Les jours qui ont marqué le conflit égyptien © Jeune Afrique

Le Sinaï hors de contrôle

Sous la présidence de Mohamed Morsi, l’instabilité dans le Sinaï était déjà considérée comme une épine dans le pied des islamistes. Depuis sa chute, la situation sécuritaire dans la péninsule semble hors de contrôle. « Le premier défi de l’armée est de faire face à la menace du Hamas et des groupes jihadistes qui mènent des opérations terroristes contre la police et les appareils de sécurité », affirme Hossam Soueilam, général à la retraite. Le 5 juillet, des partisans armés du président déchu attaquaient le siège du gouvernorat du Nord-Sinaï, à El-Arich, et hissaient le drapeau noir des salafistes sur le bâtiment. Le lendemain, un prêtre copte était assassiné par des assaillants inconnus, et le gazoduc approvisionnant la Jordanie était pris pour cible.

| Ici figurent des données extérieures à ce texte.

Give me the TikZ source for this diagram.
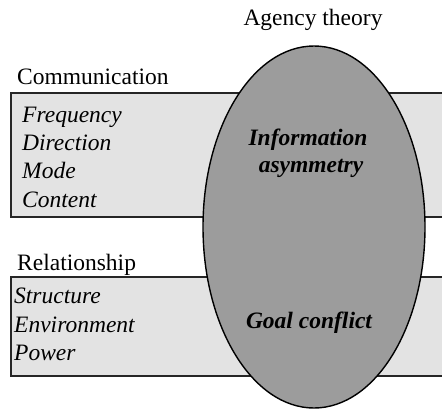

« Le gazoduc d’El-Arish subissait une à deux attaques par mois quand le maréchal Tantawi assurait le pouvoir, mais après l’arrivée de Morsi à la tête du pays, il n’y en a pas eu une seule. Est-ce un hasard ? » s’interroge Tewfik Aclimandos, chercheur au Collège de France. « Nous ne contrôlons pas ce qui se passe sur le terrain, mais ce qui se passe dans le Sinaï en réaction au coup d’État s’arrêtera à la seconde où Abdel Fattah al-Sissi déclarera qu’il revient [sur sa décision] », assurait Mohamed al-Beltagui, cadre du Parti de la liberté et de la justice (PLJ, formation des Frères musulmans), deux jours après le renversement de Mohamed Morsi.